Miracle! The execution time has been reduced to just 1 second! This is logical, because with parallelization, we've authorized the execution of 5 block scripts at the same time(ThrottleLimit), so the 1 second pause included in the processing of each object doesn't affect the next element, since everything was done in parallel.

B. Use cases for the -Parallel parameter

A "ForEach-Object" loop executed with the"-Parallel" parameter builds on the principle of PowerShell workspaces called "Runspace" to run several tasks in parallel.

You should prioritize the use of this option on machines equipped with a multi-core processor, in order to optimize performance and avoid saturating the host.
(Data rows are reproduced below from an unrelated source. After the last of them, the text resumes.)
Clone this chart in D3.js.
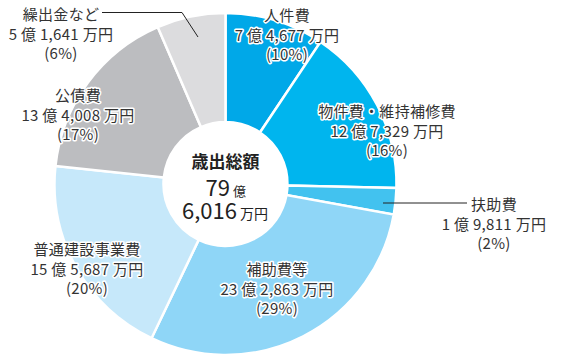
<!DOCTYPE html>
<html>
<head>
<meta charset="utf-8">
<script src="https://cdn.jsdelivr.net/npm/d3@7"></script>
<style>
  body { margin: 0; background: #fff; }
  svg { font-family: "Noto Sans CJK JP", "Noto Sans", sans-serif; }
  .lbl { fill: #333; stroke: #fff; stroke-width: 3px; paint-order: stroke; stroke-linejoin: round; letter-spacing: 0.3px; }
</style>
</head>
<body>
<svg id="chart" width="569" height="362"></svg>
<script>
// data, in 万円, clockwise from the top
const categories = ["人件費", "物件費・維持補修費", "扶助費", "補助費等", "普通建設事業費", "公債費", "繰出金など"]
const values = [74677, 127329, 19811, 232863, 155687, 134008, 51641]
const percents = ["10%", "16%", "2%", "29%", "20%", "17%", "6%"]
const totalOku = "79", totalMan = "6,016"

const colors = ["#00a8e8", "#00b5ee", "#42c2ef", "#8fd6f7", "#c6e8fa", "#bcbdc0", "#dcdcde"]

// where each label block sits (center x, first baseline)
const labelPos = [[287, 21], [387, 117], [494, 210], [277, 275], [87, 255], [78, 101], [61, 20]]

const cx = 225.5, cy = 184, rOut = 171, rIn = 62

const svg = d3.select("#chart")
const g = svg.append("g").attr("transform", `translate(${cx},${cy})`)

const pie = d3.pie().sort(null).value(d => d)
const arc = d3.arc().innerRadius(rIn).outerRadius(rOut)

g.selectAll("path").data(pie(values)).enter().append("path")
  .attr("d", arc)
  .attr("fill", (d, i) => colors[i])
  .attr("stroke", "#fff")
  .attr("stroke-width", 2.5)

// leader lines for the two outside labels
svg.append("line").attr("x1", 383).attr("y1", 203).attr("x2", 467).attr("y2", 203)
  .attr("stroke", "#222").attr("stroke-width", 1)
svg.append("polyline").attr("points", "102,12.5 182,12.5 198,37")
  .attr("fill", "none").attr("stroke", "#222").attr("stroke-width", 1)

const fmt = d3.format(",")
function valText(v) {
  return `${Math.floor(v / 10000)} 億 ${fmt(v % 10000)} 万円`
}

categories.forEach((c, i) => {
  let [x, y] = labelPos[i]
  let t = svg.append("g").attr("class", "lbl").attr("font-size", 15).attr("text-anchor", "middle")
  t.append("text").attr("x", x).attr("y", y).text(c)
  t.append("text").attr("x", x).attr("y", y + 20).text(valText(values[i]))
  t.append("text").attr("x", x).attr("y", y + 39).text(`(${percents[i]})`)
})

// center total
const ct = svg.append("g").attr("fill", "#222")
ct.append("text").attr("x", cx).attr("y", 168).attr("text-anchor", "middle")
  .attr("font-size", 17).attr("font-weight", "bold").text("歳出総額")
ct.append("text").attr("x", 230).attr("y", 196).attr("text-anchor", "end").attr("font-size", 22).text(totalOku)
ct.append("text").attr("x", 233).attr("y", 196).attr("font-size", 13).text("億")
ct.append("text").attr("x", 237).attr("y", 219).attr("text-anchor", "end").attr("font-size", 22).text(totalMan)
ct.append("text").attr("x", 240).attr("y", 219).attr("font-size", 14).text("万円")
</script>
</body>
</html>
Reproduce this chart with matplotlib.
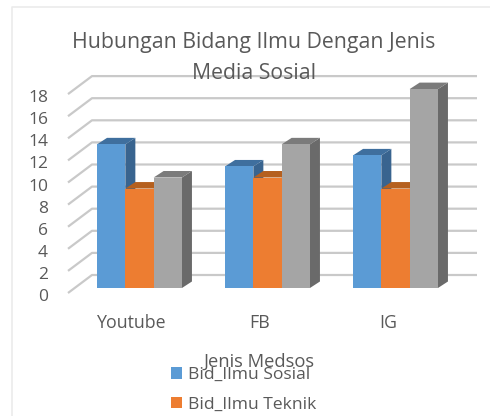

To use this option, you also need to determine whether or not it makes sense, depending on the action performed by your "ForEach-Object" loop. This applies mainly in the following two cases:

  • A loop that waits for something: if you have to wait for the end of an operation or add a timeout to process each element, this wasted time can be limited thanks to parallelization. The first example in this article is a very simplified example of this type.
  • Processing large quantities of data: if you need to execute several processes in the instruction block for each item, and these operations take a long time, you may want to consider using parallelization to run several of them at the same time. Examples: processing batches of files, log files or executing actions on remote hosts.

In some cases, parallelization is of no use and may even lengthen the execution time of your script. In fact, the time it takes to create a new workspace for each instance is both resource-intensive and time-consuming, so it can make your processing more cumbersome than it is optimized.

To optimize performance and processing time, you should also adjust the"-ThrottleLimit" parameter to allow more or less workspace to be created in parallel on your machine.

C. Insulating a workspace

When you use the Parallel option, you'll be using the workspace principle: for each process launched, a workspace is created and used to process the object. This execution context creates an isolation of each workspace, which is not neutral: the runspace cannot access variables in your main program, because it is isolated.

Let's take an example from the one we saw earlier. We'll define a variable "$data" with a simple value outside the "ForEach-Object" loop... And we'll call this variable to display it in the console. Which gives:

$data = "IT-Connect"
1..5 | ForEach-Object -Parallel {
 Write-Output "$data - Number $_"
 Start-Sleep -Seconds 1 
 } -ThrottleLimit 5

If we execute this code, we get the output below. This proves that the workspace has no access to our variable.

- Number 1
- Number 2
- Number 3
- Number 4
- Number 5

To make a variable accessible within the workspace, we need to prefix it with the keyword "$using:". For example, for the variable "$data" the call would be: "$using:data".

If we apply this method to our previous example, we get :

$data = "IT-Connect"
1..5 | ForEach-Object -Parallel {
 Write-Output "$using:data - Number $_"
 Start-Sleep -Seconds 1 
 } -ThrottleLimit 5

This time, the feedback visible in the console corresponds to our expectation.

Nevertheless, it's important to point out that this method is contrary to the principle of runspace isolation and creates an isolation violation. In effect, the variable is shared between workspaces, so be careful how you use it.

In conclusion, I'd say that this parallelization feature can be useful in many cases, but it all depends on the content of your instruction block to determine whether or not it's worth using it. You'll need to carry out some tests to find the most interesting scenario, both in terms of resource utilization and execution time. For this, the "Measure-Command" we've just briefly explored will be your ally.

VI. Conclusion

Mastering "ForEach" loops (and the alternative "ForEach-Object") in PowerShell is a must. Those who are more comfortable can explore the "-Parallel" parameter discussed in this chapter, but this should not be your priority.